SMITHFIELD, Va. – Larry Pope, CEO of Smithfield Foods, Inc., took a 35 percent pay cut in the company's last fiscal year, according to a report filed with the Securities and Exchange Commission. Pope earned $10.8 million in fiscal 2013.

"Pre-tax profits historically have been the key metric used in establishing performance goals for our CEO and other executives whose responsibilities are not limited to particular business segments," the report stated. "Accordingly, the CEO’s total direct compensation moves up and down in proportion to the Company’s profitability. In fiscal 2013, this linkage resulted in a significant decline in our CEO’s cash incentive compensation compared to the previous two years."

Net income in the year ended April 28 was $183.8 million, which compared with $361.3 million in fiscal 2012. The Hog Production segment suffered an operating loss of $119.1 million during fiscal 2013, which compared with operating income of $166.1 million in fiscal 2012.

Pope's compensation was higher in 2012 and 2011, the company's most profitable years. He earned $16.5 million in fiscal 2012 and $20.2 million in 2011, according to the report. Other top executives in the Smithfield, Va.-based company also saw their compensation decline. Bo Manley, executive vice president and CFO, made $8.7 million in 2013, compared to $11.4 million in 2012, according to the report.

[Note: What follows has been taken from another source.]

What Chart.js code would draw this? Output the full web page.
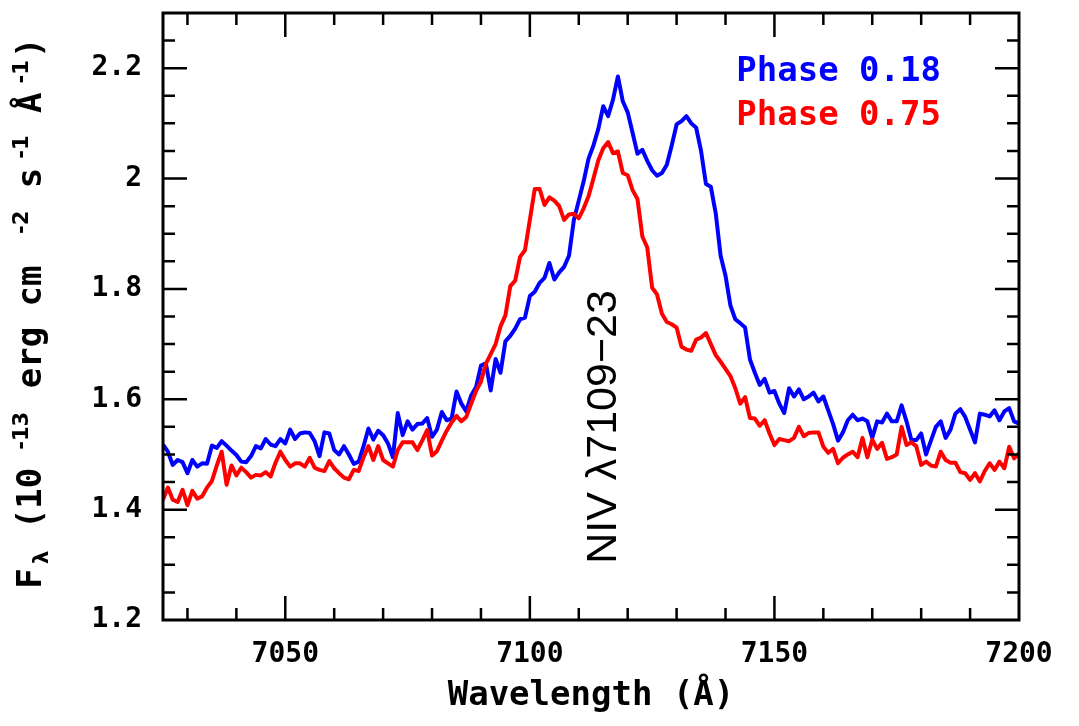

Other executives to receive less included:

• George Richter, president and COO of the Pork Group received $6.1 million, down from 8.2 million;
• Joseph Sebring, president of John Morrell, earned $4 million, down from $5.3 million in 2012; and
• Joseph Luter IV, executive vice president of sales and marketing for the Pork Group, made $4.2 million, down from $5.5 million a year ago.

A special meeting of Smithfield shareholders will be held Sept. 24 in Richmond, Va., regarding the proposed acquisition of Smithfield by Hong Kong-based Shuanghui International Holdings, Ltd. Pope would receive an $8.3 million retention bonus if he remains at Smithfield for at least three years after the buyout.